Your moving rather difficulty for me. Help me out here by stating your thesis real simple for me. Are you saying that all this contreversial stuff (the dialogue, words, narrative, whatever) are merely nothing. That what DHL is getting at is not really sex?
No, that's NOT what I meant. I'm not saying any one thing that I can sum up in a single sentence.
BASICALLY, I guess I'm saying that when Lawrence chooses to use a given word, he's
1. He is choosing from the vocabulary of 80 years ago. For example, he refers to Clifford as a "cripple," where a contemporary author wouldn't use that word.
2. He is choosing the words that he believes ONE PARTICULAR CHARACTER would have used in speaking or thinking.

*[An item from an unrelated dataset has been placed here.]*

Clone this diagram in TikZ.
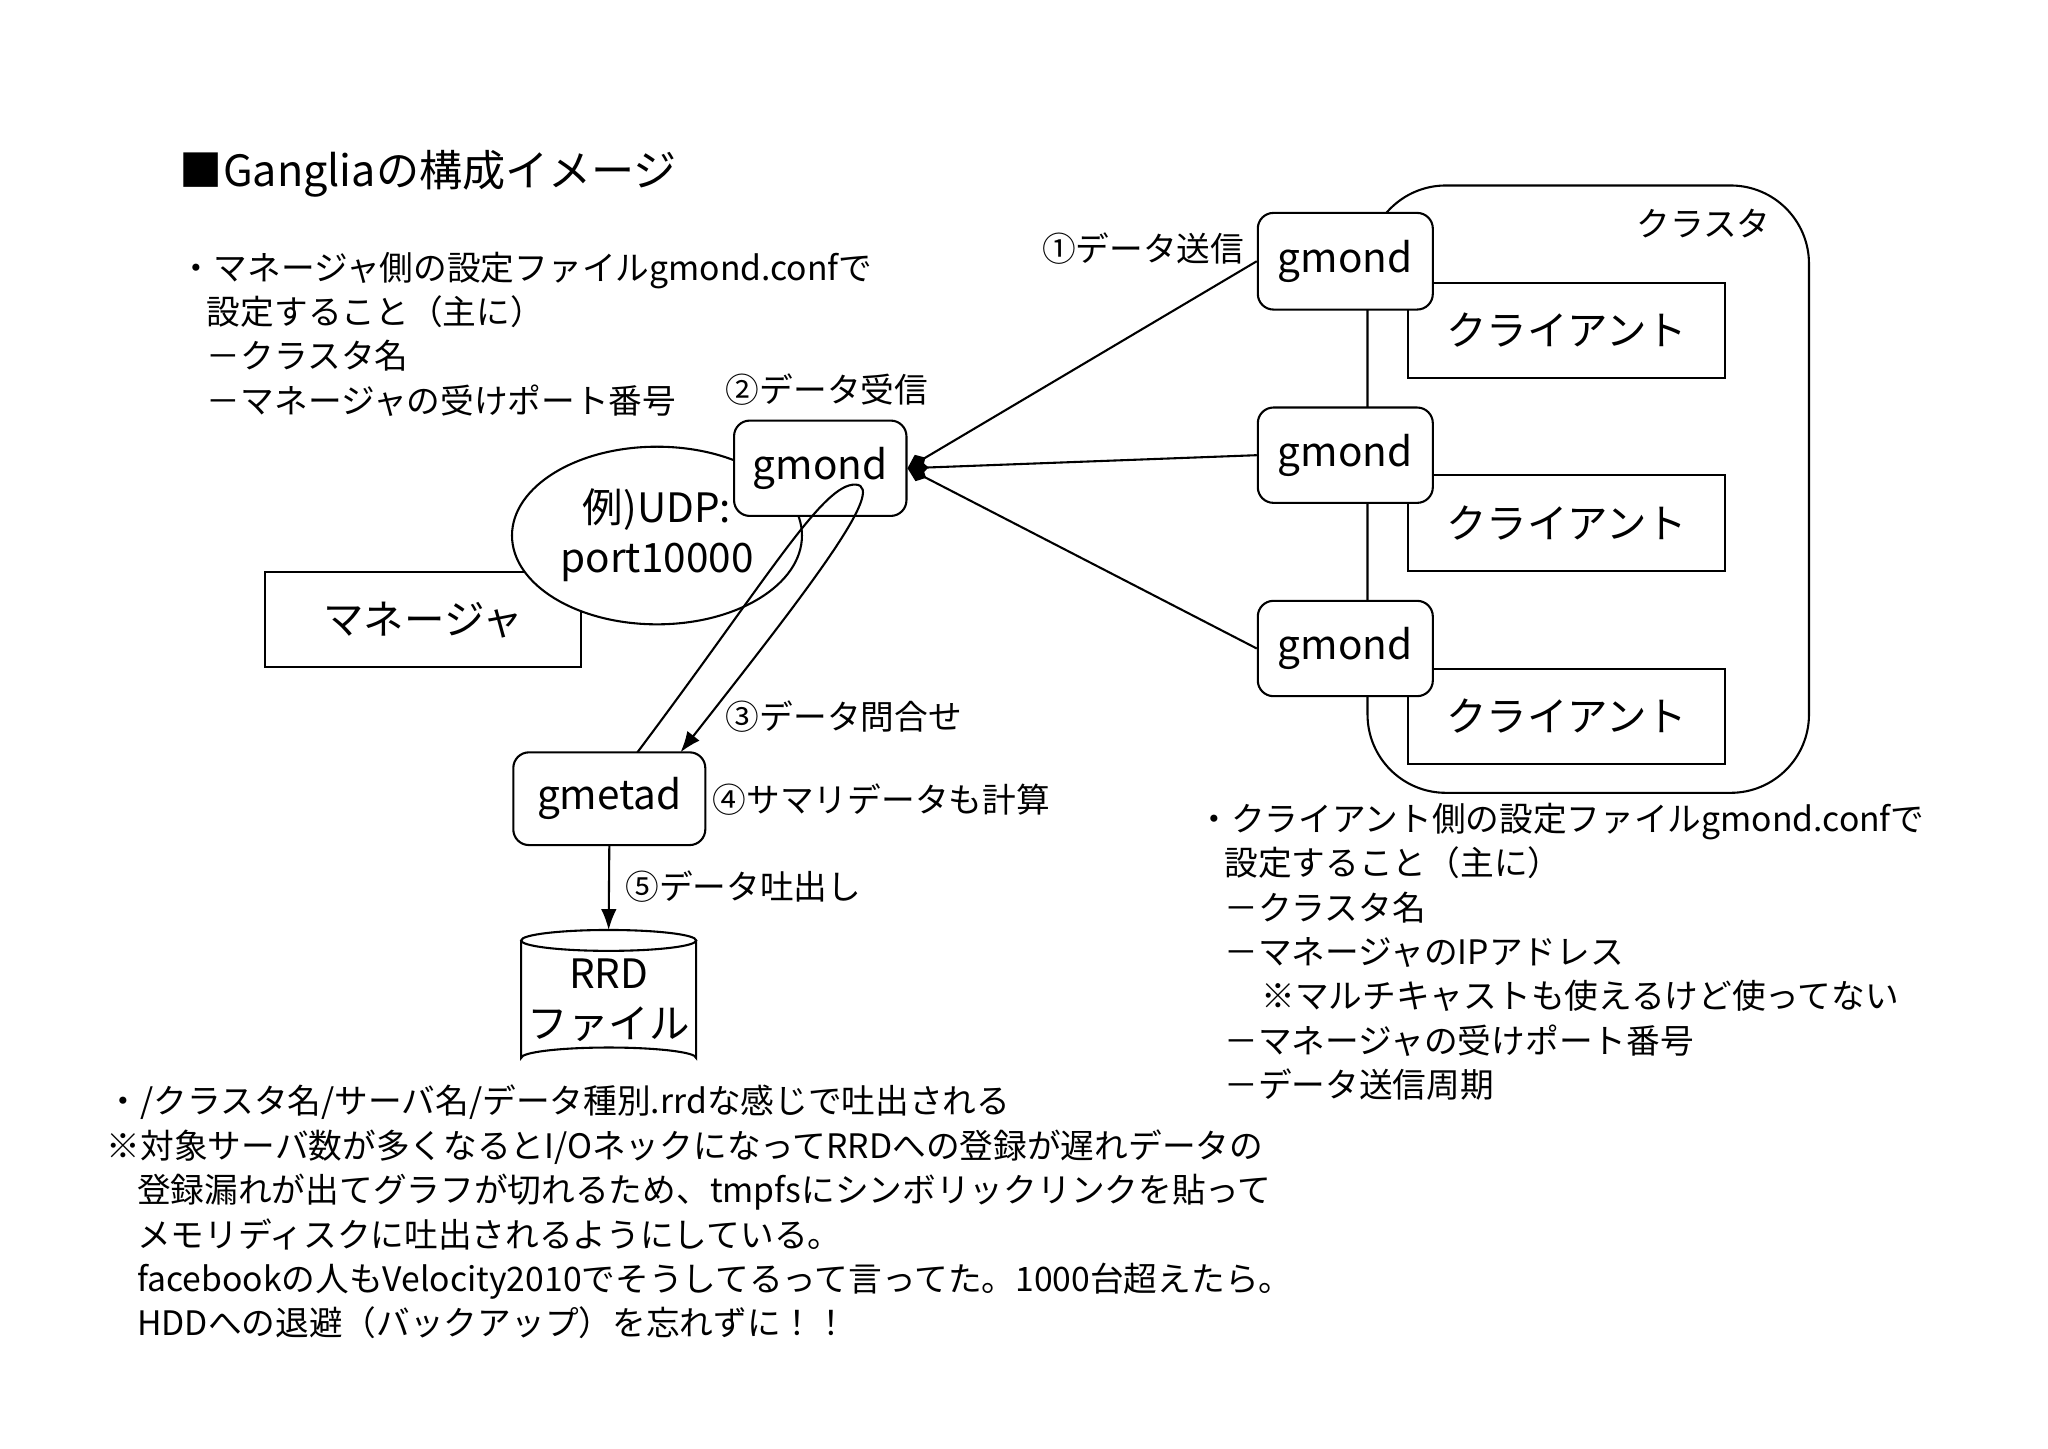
\documentclass[tikz,border=0pt]{standalone}
\usepackage{fontspec}
\setmainfont{Noto Sans CJK JP}
\usetikzlibrary{arrows.meta,shapes.geometric}
\begin{document}
\begin{tikzpicture}[x=0.5pt,y=-0.5pt,line width=0.8pt,
  box/.style={draw,rounded corners=6pt,fill=white,inner sep=0pt},
  sq/.style={draw,fill=white,inner sep=0pt},
  txt/.style={font=\fontsize{12.9}{17}\selectfont,anchor=west,inner sep=0pt,align=left},
  big/.style={font=\fontsize{15.5}{19}\selectfont},
  tip/.style={-{Kite[length=8pt,width=6pt,inset=3pt]}}]
\useasboundingbox (0,0) rectangle (1568,1108.7);
\node[txt,font=\fontsize{16.5}{19}\selectfont] (title) at (137,133) {■Gangliaの構成イメージ};
\node[txt,anchor=north west] (lt) at (137,192) {・マネージャ側の設定ファイルgmond.confで\\
\hspace{0.8em}設定すること（主に）\\
\hspace{0.8em}－クラスタ名\\
\hspace{0.8em}－マネージャの受けポート番号};
\node[txt] (l2) at (555,298) {②データ受信};
% cluster
\draw[rounded corners=30pt] (1047,142) rectangle (1385,607);
\node[txt] (cl) at (1252,171) {クラスタ};
\node[sq,big,minimum width=121.5pt,minimum height=36.5pt] (c1) at (1199.5,253) {クライアント};
\node[sq,big,minimum width=121.5pt,minimum height=36.5pt] (c2) at (1199.5,400.5) {クライアント};
\node[sq,big,minimum width=121.5pt,minimum height=36.5pt] (c3) at (1199.5,548.5) {クライアント};
\node[box,big,minimum width=67pt,minimum height=37pt] (g1) at (1030,200) {gmond};
\node[box,big,minimum width=67pt,minimum height=36.5pt] (g2) at (1030,348.5) {gmond};
\node[box,big,minimum width=67pt,minimum height=36.5pt] (g3) at (1030,496.5) {gmond};
\node[txt] (l1) at (797,190) {①データ送信};
% manager
\node[sq,big,minimum width=121pt,minimum height=36.5pt] (mgr) at (324,474.5) {マネージャ};
\node[ellipse,draw,fill=white,big,minimum width=111pt,minimum height=68pt,align=center,inner sep=0pt] (el) at (503,410) {例)UDP:\\port10000};
\node[box,big,minimum width=66pt,minimum height=36.5pt] (gc) at (628,358.5) {gmond};
\draw[tip] (g1.west) -- (gc.east);
\draw[tip] (g2.west) -- (gc.east);
\draw[tip] (g3.west) -- (gc.east);
% gmetad
\node[box,big,minimum width=73.5pt,minimum height=35.5pt] (gm) at (466.5,611.5) {gmetad};
\coordinate (la) at (488,576);
\coordinate (lb) at (521,576);
\draw[-{Latex[length=8pt,width=6pt]}] (la) .. controls (590,440) and (630,370) .. (655,371) .. controls (680,372) and (620,450) .. (lb);
\node[txt] (l3) at (555,549) {③データ問合せ};
\node[txt] (l4) at (545,612) {④サマリデータも計算};
\node[txt] (l5) at (478,679) {⑤データ吐出し};
% RRD cylinder
\draw[fill=white] (399,720) -- (399,810) arc[start angle=180,end angle=360,x radius=67,y radius=8] -- (533,720);
\draw[fill=white] (466,720) ellipse[x radius=67,y radius=8];
\coordinate (rrdtop) at (466,712);
\node[big,align=center,inner sep=0pt] (rrd) at (466,766) {RRD\\ファイル};
\draw[-{Latex[length=8pt,width=6pt]}] (gm.south) -- (rrdtop);
% right text
\node[txt,anchor=north west] (rt) at (916,614) {・クライアント側の設定ファイルgmond.confで\\
\hspace{0.8em}設定すること（主に）\\
\hspace{0.8em}－クラスタ名\\
\hspace{0.8em}－マネージャのIPアドレス\\
\hspace{1.9em}※マルチキャストも使えるけど使ってない\\
\hspace{0.8em}－マネージャの受けポート番号\\
\hspace{0.8em}－データ送信周期};
% bottom text
\node[txt,anchor=north west] (bt) at (81,830) {・/クラスタ名/サーバ名/データ種別.rrdな感じで吐出される\\
※対象サーバ数が多くなるとI/OネックになってRRDへの登録が遅れデータの\\
\hspace{0.9em}登録漏れが出てグラフが切れるため、tmpfsにシンボリックリンクを貼って\\
\hspace{0.9em}メモリディスクに吐出されるようにしている。\\
\hspace{0.9em}facebookの人もVelocity2010でそうしてるって言ってた。1000台超えたら。\\
\hspace{0.9em}HDDへの退避（バックアップ）を忘れずに！！};
\end{tikzpicture}
\end{document}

For example, as he describes Constance and her sister going from romantic virgins to experienced women, he moves from referring to "the love connexxion" to "sexual intercourse." With them he is moving from romantic euphemism to unembarrassed statement.
So I'm saying: There may be exceptions (you can post them here if you want), but generally his word choices are very carefully made. He's not writing with the aim of offending, but he is interested in how the language that people use reflects what they find offensive.
Is that clearer?
By coincidence, I just recently finished reading "Erotic Faith - Being in Love from Jane Austin to D.H.Lawrence" by Robert M. Polhemus (University of Chicago Press).

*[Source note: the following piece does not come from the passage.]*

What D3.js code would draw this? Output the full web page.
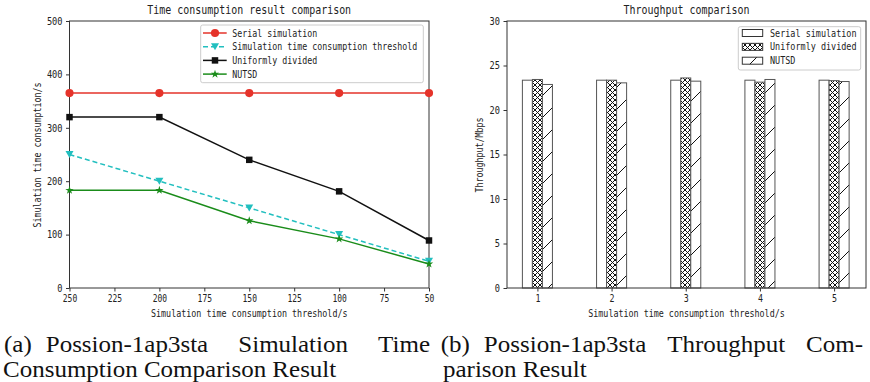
<!DOCTYPE html>
<html>
<head>
<meta charset="utf-8">
<script src="https://cdn.jsdelivr.net/npm/d3@7"></script>
<style>
  body { margin: 0; background: #fff; }
  svg { display: block; }
  .mono { font-family: "DejaVu Sans Mono", "Liberation Mono", monospace; fill: #222; }
  .cap { font-family: "Liberation Serif", "Times New Roman", serif; font-size: 23.5px; fill: #111; }
</style>
</head>
<body>
<div id="chart"></div>
<script>
// ---- data (a): simulation time consumption
const thresholds = [250, 200, 150, 100, 50];
const serialTime = [365, 365, 365, 365, 365];
const thresholdTime = [250, 200, 150, 100, 50];
const uniformTime = [320, 320, 240, 181, 89];
const nutsdTime = [183, 183, 126, 92, 45];
const timeTicks = [250, 225, 200, 175, 150, 125, 100, 75, 50];

// ---- data (b): throughput
const groups = [1, 2, 3, 4, 5];
const serialTp = [23.35, 23.35, 23.35, 23.35, 23.35];
const uniformTp = [23.43, 23.35, 23.6, 23.13, 23.3];
const nutsdTp = [22.87, 23.05, 23.24, 23.43, 23.2];

// ---- subcaption lines
const captionA = ["(a) Possion-1ap3sta Simulation Time", "Consumption Comparison Result"];
const captionB = ["(b) Possion-1ap3sta Throughput Com-", "parison Result"];

const W = 870, H = 382;
const svg = d3.select("#chart").append("svg").attr("width", W).attr("height", H);

// SimHei-like narrow text: a monospace font squeezed horizontally to a fixed char width
function mono(sel, size, charW) {
  const sx = charW / (0.602 * size);
  sel.attr("class", "mono")
     .style("font-size", size + "px")
     .each(function() {
       const t = d3.select(this);
       const x = +(t.attr("x") || 0);
       const tr = t.attr("transform") || "";
       t.attr("x", x / sx).attr("transform", `${tr} scale(${sx},1)`);
     });
  return sel;
}

const defs = svg.append("defs");
defs.append("pattern").attr("id", "xx").attr("patternUnits", "userSpaceOnUse")
  .attr("width", 5).attr("height", 5)
  .call(p => {
    p.append("path").attr("d", "M0,0L5,5M5,0L0,5M-1,4L1,6M4,-1L6,1M-1,1L1,-1M4,6L6,4")
      .attr("stroke", "#111").attr("stroke-width", 1);
  });
defs.append("pattern").attr("id", "slash").attr("patternUnits", "userSpaceOnUse")
  .attr("width", 22).attr("height", 22)
  .call(p => {
    p.append("path").attr("d", "M0,22L22,0M-2,2L2,-2M20,24L24,20")
      .attr("stroke", "#111").attr("stroke-width", 1);
  });

// ================= (a) line chart =================
const A = {left: 69.5, right: 429, top: 21, bottom: 288};
const xa = d3.scaleLinear().domain([250, 50]).range([A.left, A.right]);
const ya = d3.scaleLinear().domain([0, 500]).range([A.bottom, A.top]);

const gA = svg.append("g");
gA.append("g").attr("transform", `translate(0,${A.bottom})`)
  .call(d3.axisBottom(xa).tickValues(timeTicks).tickSize(3.5).tickPadding(3.5).tickFormat(d3.format("d")))
  .call(g => g.select(".domain").remove())
  .call(g => g.selectAll("line").attr("stroke", "#333"))
  .call(g => mono(g.selectAll("text"), 10, 4.8));
gA.append("g").attr("transform", `translate(${A.left},0)`)
  .call(d3.axisLeft(ya).ticks(5).tickSize(3.5).tickPadding(3.5))
  .call(g => g.select(".domain").remove())
  .call(g => g.selectAll("line").attr("stroke", "#333"))
  .call(g => mono(g.selectAll("text"), 10, 5.2));
gA.append("rect").attr("x", A.left).attr("y", A.top)
  .attr("width", A.right - A.left).attr("height", A.bottom - A.top)
  .attr("fill", "none").attr("stroke", "#333").attr("stroke-width", 1);

const seriesA = [
  {name: "Serial simulation", vals: serialTime, color: "#e5332a", dash: null, sym: d3.symbolCircle, size: 52},
  {name: "Simulation time consumption threshold", vals: thresholdTime, color: "#22bfbf", dash: "5,3", sym: "tri", size: 40},
  {name: "Uniformly divided", vals: uniformTime, color: "#111", dash: null, sym: d3.symbolSquare, size: 42},
  {name: "NUTSD", vals: nutsdTime, color: "#1a8c1a", dash: null, sym: d3.symbolStar, size: 22}
];
function marker(g, s, x, y) {
  if (s.sym === "tri") {
    g.append("path").attr("d", "M-4,-3.5L4,-3.5L0,3.5Z").attr("transform", `translate(${x},${y})`).attr("fill", s.color);
  } else {
    g.append("path").attr("d", d3.symbol().type(s.sym).size(s.size)()).attr("transform", `translate(${x},${y})`).attr("fill", s.color);
  }
}
const lineA = d3.line().x((d, i) => xa(thresholds[i])).y(d => ya(d));
seriesA.forEach(s => {
  gA.append("path").datum(s.vals).attr("d", lineA).attr("fill", "none")
    .attr("stroke", s.color).attr("stroke-width", 1.5).attr("stroke-dasharray", s.dash);
  s.vals.forEach((v, i) => marker(gA, s, xa(thresholds[i]), ya(v)));
});

mono(gA.append("text").attr("x", (A.left + A.right) / 2).attr("y", 14).attr("text-anchor", "middle")
  .text("Time consumption result comparison"), 12, 6);
mono(gA.append("text").attr("x", (A.left + A.right) / 2).attr("y", 317).attr("text-anchor", "middle")
  .text("Simulation time consumption threshold/s"), 10, 5.04);
mono(gA.append("text").attr("transform", "translate(40.5,155) rotate(-90)").attr("text-anchor", "middle")
  .text("Simulation time consumption/s"), 10, 5.0);

// legend (a)
const legA = gA.append("g");
legA.append("rect").attr("x", 200.7).attr("y", 25).attr("width", 222.6).attr("height", 57.7)
  .attr("rx", 2).attr("fill", "#fff").attr("fill-opacity", 0.85).attr("stroke", "#ccc");
seriesA.forEach((s, i) => {
  const y = 33 + i * 13.7;
  legA.append("line").attr("x1", 203).attr("x2", 226.7).attr("y1", y).attr("y2", y)
    .attr("stroke", s.color).attr("stroke-width", 1.5).attr("stroke-dasharray", s.dash);
  marker(legA, s, 215, y);
  mono(legA.append("text").attr("x", 232.3).attr("y", y).attr("dy", "0.36em").text(s.name), 10, 5.0);
});

// ================= (b) bar chart =================
const B = {left: 507, right: 866, top: 21, bottom: 288};
const xb = d3.scaleLinear().domain([0.59, 5.43]).range([B.left, B.right]);
const yb = d3.scaleLinear().domain([0, 30]).range([B.bottom, B.top]);
const bw = 0.135;

const gB = svg.append("g");
gB.append("g").attr("transform", `translate(0,${B.bottom})`)
  .call(d3.axisBottom(xb).tickValues(groups).tickSize(3.5).tickPadding(3.5).tickFormat(d3.format("d")))
  .call(g => g.select(".domain").remove())
  .call(g => g.selectAll("line").attr("stroke", "#333"))
  .call(g => mono(g.selectAll("text"), 10, 5));
gB.append("g").attr("transform", `translate(${B.left},0)`)
  .call(d3.axisLeft(yb).ticks(6).tickSize(3.5).tickPadding(3.5))
  .call(g => g.select(".domain").remove())
  .call(g => g.selectAll("line").attr("stroke", "#333"))
  .call(g => mono(g.selectAll("text"), 10, 5.2));

const seriesB = [
  {name: "Serial simulation", vals: serialTp, fill: "#fff", off: -1},
  {name: "Uniformly divided", vals: uniformTp, fill: "url(#xx)", off: 0},
  {name: "NUTSD", vals: nutsdTp, fill: "url(#slash)", off: 1}
];
seriesB.forEach(s => {
  gB.selectAll(null).data(s.vals).join("rect")
    .attr("x", (d, i) => xb(groups[i] + s.off * bw - bw / 2))
    .attr("width", xb(bw) - xb(0))
    .attr("y", d => yb(d))
    .attr("height", d => yb(0) - yb(d))
    .attr("fill", "#fff").attr("stroke", "none");
  gB.selectAll(null).data(s.vals).join("rect")
    .attr("x", (d, i) => xb(groups[i] + s.off * bw - bw / 2))
    .attr("width", xb(bw) - xb(0))
    .attr("y", d => yb(d))
    .attr("height", d => yb(0) - yb(d))
    .attr("fill", s.fill).attr("stroke", "#555").attr("stroke-width", 1);
});
gB.append("rect").attr("x", B.left).attr("y", B.top)
  .attr("width", B.right - B.left).attr("height", B.bottom - B.top)
  .attr("fill", "none").attr("stroke", "#333").attr("stroke-width", 1);

mono(gB.append("text").attr("x", (B.left + B.right) / 2).attr("y", 14).attr("text-anchor", "middle")
  .text("Throughput comparison"), 12, 6);
mono(gB.append("text").attr("x", (B.left + B.right) / 2).attr("y", 317).attr("text-anchor", "middle")
  .text("Simulation time consumption threshold/s"), 10, 5.04);
mono(gB.append("text").attr("transform", "translate(482.5,155) rotate(-90)").attr("text-anchor", "middle")
  .text("Throughput/Mbps"), 10, 5.0);

// legend (b)
const legB = gB.append("g");
legB.append("rect").attr("x", 738.3).attr("y", 26.7).attr("width", 122.4).attr("height", 43.3)
  .attr("rx", 2).attr("fill", "#fff").attr("fill-opacity", 0.85).attr("stroke", "#ccc");
seriesB.forEach((s, i) => {
  const y = 33 + i * 13.85;
  legB.append("rect").attr("x", 742.3).attr("y", y - 3.5).attr("width", 20.4).attr("height", 7)
    .attr("fill", "#fff");
  legB.append("rect").attr("x", 742.3).attr("y", y - 3.5).attr("width", 20.4).attr("height", 7)
    .attr("fill", s.fill).attr("stroke", "#333").attr("stroke-width", 1);
  mono(legB.append("text").attr("x", 770).attr("y", y).attr("dy", "0.36em").text(s.name), 10, 5.1);
});

// ================= captions (LaTeX-style justified subcaptions) =================
const capG = svg.append("g");
function measure(str) {
  const t = capG.append("text").attr("class", "cap").text(str);
  const w = t.node().getComputedTextLength();
  t.remove();
  return w;
}
// widen Times-like glyphs to Computer Modern proportions ("parison Result" ~ 143.7px)
const k = 143.7 / measure(captionB[1]);
const spaceW = measure("a a") - measure("aa");
const labelGap = 14; // fixed gap after the "(a)"/"(b)" label
function setLine(str, x0, x1, y) {
  const words = str.split(" ");
  const ws = words.map(w => measure(w) * k);
  let gaps;
  if (x1 == null) {
    gaps = words.map(() => spaceW * k);
  } else {
    const rest = (x1 - x0 - d3.sum(ws) - labelGap) / (words.length - 2);
    gaps = words.map((w, i) => i === 0 ? labelGap : rest);
  }
  let x = x0;
  words.forEach((w, i) => {
    capG.append("text").attr("class", "cap").attr("x", x).attr("y", y)
      .attr("textLength", ws[i]).attr("lengthAdjust", "spacingAndGlyphs").text(w);
    x += ws[i] + gaps[i];
  });
}
setLine(captionA[0], 4, 430, 352);
setLine(captionA[1], 3, null, 377);
setLine(captionB[0], 440.7, 863, 352);
setLine(captionB[1], 443, null, 377);
</script>
</body>
</html>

In the chapter on Lady C the author agrees with Marian's comments on DHL's word choices being very carefully made - and to quote a little bit of it- "representing sexual acts openly and in detail, celebrating them extensively, giving them moral and religious importance - these features are what made Lady C new, or 'novel', in English ....what's missing in nineteenth-century novels is the direct rendering of those moments of high intimacy and religious oneness that sexual intercourse can bring. Lawrence wants to move beyond the metaphorical representation of sexuality ... the habit of sublimating sex, treating it with euphemism, or thinking of it as dirty, he sees as dangerous .... his novel seeks to rescue sex from alienation, taboo and obscenity, and to reintegrate it into moral life.
Lawrence demands from each reader a strong response; be it disgust, pleasure, anger, embarrassment, release, mockery, or venereal pontificating."
"Venereal Pontificating"- I love it! Sounds like Hugh's job description!
Nah, the Pope giving a lecture on unlawful carnal knowledge.